Beer sales had already slipped about 3 percent between November and mid-April. Bernstein analysts found convenience-store chains saw sales drop roughly 9 percent year over year in the two weeks after April 26. California — where pump prices are the highest in the nation — had the steepest fall, with beer volume down 16 percent over the four weeks ending May 2; Arizona's volume was off 10 percent. AB InBev's Michelob Ultra has held volume steady, but Bud Light and Budweiser are facing double-digit declines, CNBC said, and Constellation Brands is taking share.
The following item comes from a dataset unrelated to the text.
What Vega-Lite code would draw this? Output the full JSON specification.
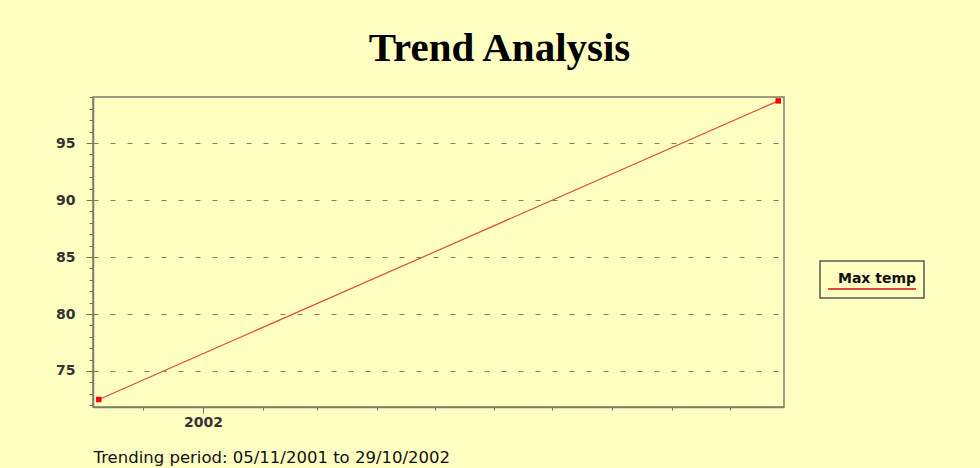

Nadine Sarwat, the Bernstein analyst, drew a tidy line from the gas pump to the cooler. "We observe a negative correlation between the current gas prices in a state and the sequential trend in beer/FMB/cider growth," she told CNBC. "The additional weakness in beer/FMB/cider seems to be emerging in other beverage categories as well, potentially indicating increasing cyclical pressures on the U.S. consumer." The University of Michigan survey CNBC cited found that one-third of respondents named gasoline as their single biggest economic concern.

The bigger picture

Read together, Thursday's five stories sketch the same economy from five angles. Diplomatically, the United States got the most it was going to get out of Beijing — a Hormuz statement, a private no-arms pledge from Xi, an expression of Chinese interest in buying more American oil. None of it has reopened the strait, and ships are still being attacked at sea.

Statistically, the consumer kept buying in April for the third month in a row. Operationally, Walmart admitted what cardholders are about to see at the register, and a federal appeals court let the tariffs that drive those prices keep running. Aerially, the jet fuel that vacationers will need in July is being rationed today. And behaviorally, sentiment is now lower than it was during the 2008 financial crisis or the 2022 inflation peak, and Americans, finally, are quietly putting a six-pack back on the shelf. The summit produced words; the spreadsheet is still doing its own talking.